RONALD REAGAN AND REAGANOMICS
All the hippy-dippy demonstrating, impeachment, moralizing, and rabbit attacks of the 1970s had left Americans longing for a simpler life. But mostly they hated the stagflation and a struggling economy. They found their leader in Ronald Reagan, who handily defeated Jimmy Carter in the 1980 presidential election.
Reagan believed in small government and lower taxes. He was a champion of the antis: Reagan was anti-gay, anti-abortion, anti-feminism, and especially anti-special programs to help minorities. He was supported by right-wing religious people who called themselves the Moral Majority (1980) or the Religious Right and who believed that their Christianity was right and that anyone who believed differently was a tool of the devil.

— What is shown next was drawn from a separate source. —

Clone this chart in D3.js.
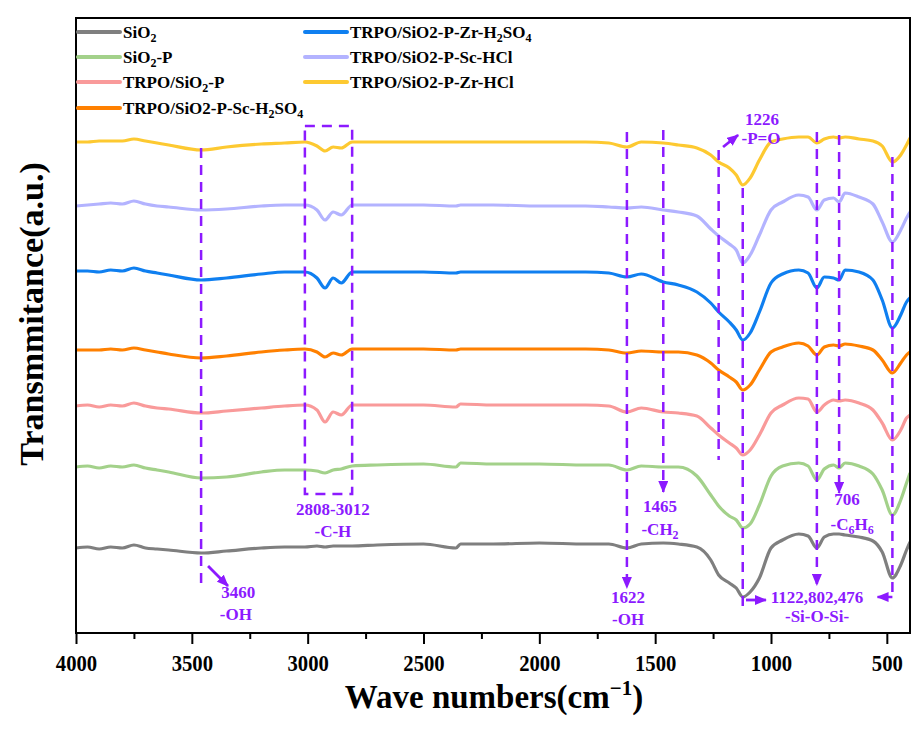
<!DOCTYPE html>
<html><head><meta charset="utf-8">
<script src="https://cdn.jsdelivr.net/npm/d3@7"></script>
<style>body{margin:0;background:#fff}svg{display:block}</style>
</head><body>
<svg id="c" width="912" height="731"></svg>
<script>
// ---- DATA (wavenumber in cm-1, transmittance in arbitrary units incl. stacking offset) ----
const wavenumbers = [4000,3950,3900,3850,3800,3750,3700,3650,3600,3460,3350,3200,3100,3012,2960,2925,2890,2855,2808,2700,2500,2360,2340,2200,2000,1800,1700,1622,1560,1465,1400,1320,1260,1226,1180,1150,1122,1090,1050,1000,950,880,840,802,770,730,706,680,620,560,520,476,440,415,400];
const sio2 = [85,86,84,86,85,88,85,84,83,80,82,85,86,86,87,86,87,87,87,88,89,85,89,89,90,89,89,85,89,90,89,86,73,58,50,45,36,41,55,85,93,99,97,85,96,99,99,98,96,92,81,55,68,83,91];
const sio2P = [166,167,165,167,166,168,165,163,161,155,156,161,163,163,162,160,163,164,167,168,169,166,170,169,169,168,168,163,167,166,166,157,138,127,117,113,105,109,128,157,167,170,167,153,164,168,165,170,167,159,143,118,133,150,160];
const trpoSio2P = [227,228,226,228,227,230,227,225,224,220,222,225,227,228,223,211,221,218,228,228,228,226,229,228,228,228,227,221,225,221,220,217,205,198,190,185,178,183,198,220,228,235,234,221,228,233,232,233,230,223,210,193,203,215,218];
const scH2so4 = [283,283,283,284,283,285,283,281,279,275,277,281,283,284,281,276,280,278,284,284,284,283,284,284,284,284,283,280,282,281,281,278,270,263,256,251,243,248,263,281,286,290,287,278,286,288,287,289,287,283,273,260,270,278,281];
const zrH2so4 = [362,362,361,363,362,365,362,360,358,353,355,359,361,361,355,345,355,350,361,361,361,360,361,361,361,361,360,356,359,351,348,341,330,321,311,303,293,300,321,350,359,363,360,345,356,355,353,363,361,353,333,305,318,331,335];
const scHcl = [427,428,429,430,429,432,429,427,426,423,424,427,428,428,423,413,421,418,428,428,428,427,428,428,427,427,426,425,426,423,421,417,404,397,389,383,370,378,398,423,431,438,436,423,433,435,431,440,436,429,411,391,403,415,421];
const zrHcl = [491,491,492,492,492,494,492,490,488,483,486,489,490,491,487,482,486,485,491,491,491,491,491,491,491,491,490,486,491,490,488,485,478,471,465,458,448,455,473,491,494,496,496,490,494,496,495,496,494,492,487,471,478,488,495];

const seriesLabels = ["SiO_2","SiO_2-P","TRPO/SiO_2-P","TRPO/SiO2-P-Sc-H_2SO_4","TRPO/SiO2-P-Zr-H_2SO_4","TRPO/SiO2-P-Sc-HCl","TRPO/SiO2-P-Zr-HCl"];
const seriesValues = [sio2, sio2P, trpoSio2P, scH2so4, zrH2so4, scHcl, zrHcl];
const seriesColors = ["#7f7f7f","#a3d18a","#f99a9a","#ff8000","#0f7ff0","#b3b3ff","#fdc931"];
const xTicks = [4000,3500,3000,2500,2000,1500,1000,500];
const xMinorTicks = [3750,3250,2750,2250,1750,1250,750];

// ---- CHART ----
const svg = d3.select("#c");
const FONT = "'Liberation Serif','Times New Roman',serif";
const VIO = "#8c1aff";
const L=76,R=910,T=18,B=633;
const x = d3.scaleLinear().domain([4000,400]).range([L,R]);
const y = d3.scaleLinear().domain([0,615]).range([B,T]);

const line = d3.line().x(d=>x(d[0])).y(d=>y(d[1])).curve(d3.curveMonotoneX);

svg.append("clipPath").attr("id","pc").append("rect").attr("x",L).attr("y",T).attr("width",R-L).attr("height",B-T);

const gS = svg.append("g").attr("clip-path","url(#pc)");
seriesValues.forEach((vals,i)=>{
  gS.append("path").datum(wavenumbers.map((w,j)=>[w,vals[j]]))
    .attr("d",line).attr("fill","none").attr("stroke",seriesColors[i])
    .attr("stroke-width",3.2).attr("stroke-linejoin","round");
});

// arrow marker
const defs = svg.append("defs");
defs.append("marker").attr("id","ah").attr("viewBox","0 0 12 10").attr("refX",11).attr("refY",5)
  .attr("markerWidth",12).attr("markerHeight",10).attr("markerUnits","userSpaceOnUse").attr("orient","auto")
  .append("path").attr("d","M0,0L12,5L0,10Z").attr("fill",VIO);

const gA = svg.append("g");
function dashV(w,a1,a2,arrow){
  const l = gA.append("line").attr("x1",x(w)).attr("x2",x(w)).attr("y1",y(a1)).attr("y2",y(a2))
    .attr("stroke",VIO).attr("stroke-width",2.5).attr("stroke-dasharray","10,7");
  if(arrow) l.attr("marker-end","url(#ah)");
}
function arrow(w1,a1,w2,a2){
  gA.append("line").attr("x1",x(w1)).attr("y1",y(a1)).attr("x2",x(w2)).attr("y2",y(a2))
    .attr("stroke",VIO).attr("stroke-width",2.8).attr("marker-end","url(#ah)");
}
dashV(3460,485,50,false);
dashV(1622,501,45,true);
dashV(1465,503,141,true);
dashV(1226,483,173,false);
dashV(1122,445,20,false);
dashV(802,501,48,true);
dashV(706,498,140,true);
dashV(476,476,36,false);
// C-H box
gA.append("rect").attr("x",x(3012)).attr("y",y(507)).attr("width",x(2808)-x(3012)).attr("height",y(139)-y(507))
  .attr("fill","none").attr("stroke",VIO).attr("stroke-width",2.5).attr("stroke-dasharray","10,7");
arrow(3430,67,3344,47);
arrow(1207,486,1142,498);
arrow(1108,33,1022,33);
gA.append("line").attr("x1",x(476)).attr("y1",y(36)).attr("x2",x(540)).attr("y2",y(36))
  .attr("stroke",VIO).attr("stroke-width",2.5).attr("marker-end","url(#ah)");

function richText(g, str, xx, yy, size, anchor, fill){
  const t = g.append("text").attr("x",xx).attr("y",yy).attr("font-family",FONT).attr("font-weight","bold")
    .attr("font-size",size).attr("fill",fill).attr("text-anchor",anchor);
  const parts = str.split(/(_\d)/).filter(s=>s.length);
  let pending = 0;
  const sh = Math.round(size*0.25);
  parts.forEach(p=>{
    if(p[0]==="_"){
      t.append("tspan").attr("font-size",Math.round(size*0.68)).attr("dy",sh+pending).text(p.slice(1));
      pending = -sh;
    } else {
      const ts = t.append("tspan").text(p);
      if(pending) ts.attr("dy",pending);
      pending = 0;
    }
  });
  return t;
}
const ann = [
  ["3460",3300,35],["-OH",3310,13],
  ["2808-3012",2891,118],["-C-H",2891,96],
  ["1622",1617,30],["-OH",1617,8],
  ["1465",1479,121],["-CH_2",1479,98],
  ["1226",1039,508],["-P=O",1043,489],
  ["706",672,128],["-C_6H_6",650,103],
  ["1122,802,476",801,30],["-Si-O-Si-",801,11]
];
ann.forEach(a=>richText(gA,a[0],x(a[1]),y(a[2]),17,"middle",VIO));

// frame
svg.append("rect").attr("x",L).attr("y",T).attr("width",R-L).attr("height",B-T)
  .attr("fill","none").attr("stroke","#000").attr("stroke-width",2);

// x axis
const ax = svg.append("g").attr("transform",`translate(0,${B})`)
  .call(d3.axisBottom(x).tickValues(xTicks).tickSize(11).tickFormat(d3.format("d")));
ax.select(".domain").remove();
ax.selectAll(".tick line").attr("stroke","#000").attr("stroke-width",2);
ax.selectAll(".tick text").attr("y",38).attr("dy",0).attr("font-family",FONT).attr("font-weight","bold")
  .attr("font-size",23).attr("fill","#000").attr("transform","scale(0.9,1)");
const axm = svg.append("g").attr("transform",`translate(0,${B})`)
  .call(d3.axisBottom(x).tickValues(xMinorTicks).tickSize(6).tickFormat(""));
axm.select(".domain").remove();
axm.selectAll(".tick line").attr("stroke","#000").attr("stroke-width",2);

// axis titles
const xt = svg.append("text").attr("x",(L+R)/2+1).attr("y",708).attr("text-anchor","middle")
  .attr("font-family",FONT).attr("font-weight","bold").attr("font-size",33).attr("fill","#000");
xt.append("tspan").text("Wave numbers(cm");
xt.append("tspan").attr("font-size",21).attr("dy",-13).text("\u22121");
xt.append("tspan").attr("dy",13).text(")");

svg.append("text").attr("transform","translate(43,314) rotate(-90)").attr("text-anchor","middle")
  .attr("font-family",FONT).attr("font-weight","bold").attr("font-size",34).attr("fill","#000")
  .text("Transmmitance(a.u.)");

// legend
const legPos = [[78,32],[78,57],[78,82],[78,108],[305,32],[305,57],[305,82]];
seriesLabels.forEach((lab,i)=>{
  const [lx,ly] = legPos[i];
  svg.append("line").attr("x1",lx).attr("x2",lx+42).attr("y1",ly).attr("y2",ly)
    .attr("stroke",seriesColors[i]).attr("stroke-width",4).attr("stroke-linecap","round");
  richText(svg,lab,lx+45,ly+6,17,"start","#000");
});
</script>
</body></html>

In a strange way, Reagan's appeal was a reverse copy of FDR's crusade for the so-called forgotten man; Ronald Reagan defended hardworking regular people that modern society seemed to have forgotten. The only difference was that Reagan defended their feelings, and FDR defended their income. Reagan's tax breaks ended up helping the rich far more than the poor.
New Conservative ideas
In addition to religious and free market conservatives, Ronald Reagan had the support of a small group of writers, pundits, and thinkers who called themselves new conservatives or neo-conservatives (neocons, for short) (1985).
The neocons believed in the counterintuitive proposition that, if Reagan cut taxes, tax income to the government would actually rise because people would have more money to spend and the economy would grow. This idea was called trickledown economics. It didn't work too well for Reagan; he managed to pass a large tax decrease, but the economy just sputtered along during
much of his administration. When things did get better late in his administration, rising income for people with money went along with less money for the poor. The stock market was subject to more ups and downs. While inflation went down, the federal debt went up almost 300 percent under Reagan.
Tax policy alone isn't the key to economic growth. High-tax Europe and Japan grew rapidly in the late 20th century. The low-tax United States slipped into the Great Depression in the 1920s and the Great Recession in 2008 under Republican presidents. How much money people have isn't the only issue — how people and the government choose to spend money controls the economy.
Aggressive military intervention
Neocons also believed that aggressive military intervention would increase America's power in the world. They supported a large military buildup (difficult to do with lower tax revenues) and confrontation with Communists around the world.
Military power seemed to work best when it was restrained; America's potential for destruction helped force the U.S.S.R. to send Communism into a timely grave. When Reagan and Bush actually unleashed U.S. military might, the results were often not what was intended. The U.S. intervention in Lebanon under Reagan ended with Marines being bombed in their barracks (1983), and the large-scale invasions of Iraq and Afghanistan begun under the second President George Bush had mixed results.